7月から全国旅行支援 地方・平日への分散狙う(観光庁長官会見)
2022年6月20日(月) 配信
観光庁の和田浩一長官は6月17日(金)に開いた会見で、「全国を対象とした観光需要喚起策」(全国旅行支援)を7月前半に行うことを発表した。割引率は一律40%とし、公共交通機関を使っての地方旅行や、平日の旅行での利用促進を狙う。和田長官は、「事業の主な目的は、地方への観光に対する配慮や、旅行需要の分散。実施に当たり、感染状況や観光需要の動向も含め臨機応変に対応していきたい」と力を込めた。
割引上限額は鉄道・バス・航空などの交通付旅行商品は1泊当たり8000円。これ以外は5000円まで。付与するクーポン券は平日が3000円分、休日が1000円分。期間は8月末までとし、最繁忙期は除外する。
Go Toトラベル事業は国が実施の可否を決め、全国一斉に行う。一方で県民割は各県またはブロックごとの判断に任せている。
全国旅行支援では、国の判断により実施を決めるが、都道府県と協議し希望しないという申し出があればその都道府県は支援対象から除外する。
和田長官は、「地方への誘客促進や、平日への旅行需要分散で、全国的な観光需要を喚起する」とした。
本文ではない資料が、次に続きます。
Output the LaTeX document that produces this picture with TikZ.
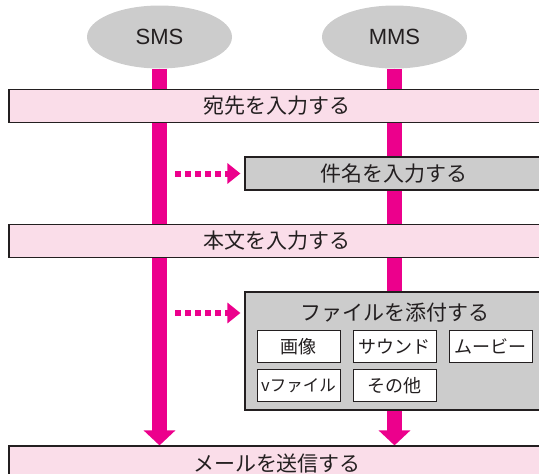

なお、事業の実施は6月中の新型コロナ感染状況を見て判断する。現在実施中の地域観光事業支援(県民割)の期間は、6月末から7月14日(木)分まで延長する。
□実証事業知見生かし、ガイドラインを策定
5月末から行われた訪日観光実証事業について、観光庁は「参加者は総じて日本の感染対策に協力的だったが、マスクを外しても良い場面が分かり辛かったという声があった。入浴中など、マスク不要と考えられる場面の例示や、イラストを用いた説明などのリーフレットを準備し、観光庁のHPで提供した」と報告。
また、このなかで新型コロナ陽性者が発生したため中止したツアーもあった。和田長官は、「緊急時の対応という観点から重要な知見を得られた。今後も都度ガイドラインを見直し、内容を精査していく」考え。
水際対策の緩和により6月10日(金)から再開した訪日観光について、「入国が可能となった国・地域に対して効果的なプロモーションを打ち、インバウンド回復に向けて戦略的に取り組んでいく」と意欲を示した。
日本政府観光局(JNTO)のマーケティング調査によれば、近距離旅行ほど再開が早い傾向があり、訪日経験者の方が訪日旅行に積極的という結果が得られた。
コロナ前は最大の訪日市場だった東アジアは、依然として厳しい水際措置や入国制限が掛けられている国・地域があることから「早期の再開は難しい」と見ている。
欧米豪諸国は、水際措置の緩和の動きが先行しているため、海外旅行の早期回復が見込まれる。欧米豪市場の取り込みも引き続き重要とし、とくに、訪日経験者の多い米国や豪州の回復に注視する考え。